Columnist overexaggerated effects of N. Dakota bill
In regards to Steve Bader's U-Wire column about North Dakota's "Shoot the Burglar" bill (March 21), I haven't seen such completely, utterly ridiculous hyperbole in the pages of the Collegian in a long while. The bill Bader cites essentially removes penalties for people who shoot trespassers on their property, but to read Bader's column you'd think the bill made it a requirement for all of North Dakota's citizens to keep a constant vigil with a hair-trigger machine gun trained on their front doors, and shoot whoever opens it. He makes amazing arguments, such as suggesting that just getting the wrong address will end with someone getting "riddled with an AK-47 clip" because of the bill. Apparently, he thinks that the North Dakotans never learned such ancient, mysterious techniques as knocking on a door or checking the address. The degree to which he insults the intelligence of an entire state with this argument is really amazing.

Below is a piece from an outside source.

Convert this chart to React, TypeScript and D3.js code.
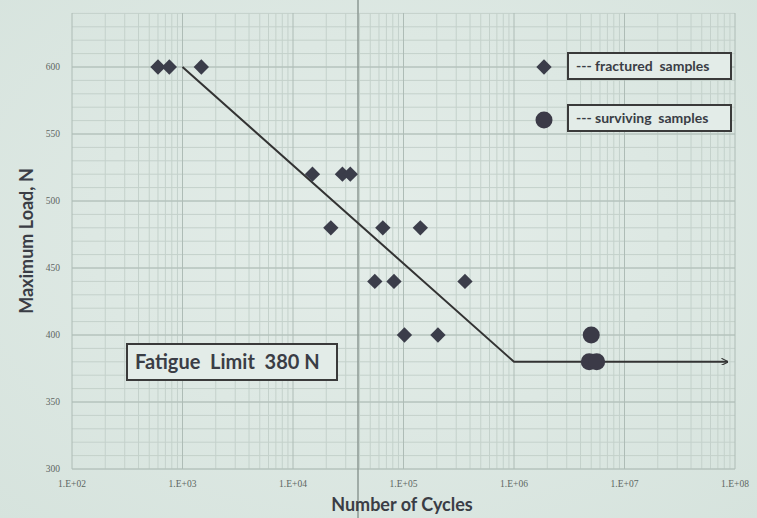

I've been to the Dakotas, and from what I remember the people there are fairly reasonable, and I'm sure that they'd realize the difference between, say, a frat house where a party's going on and a private home where everybody's asleep. Anyone with half a brain (and this group apparently excludes Bader) should know that if you're unsure about an address at all, you knock on the door, instead of just barging in. I am also fairly certain that a majority of Dakotans aren't the trigger-happy nuts, just itching for an excuse to shoot people with impunity, that Bader seems to think they are.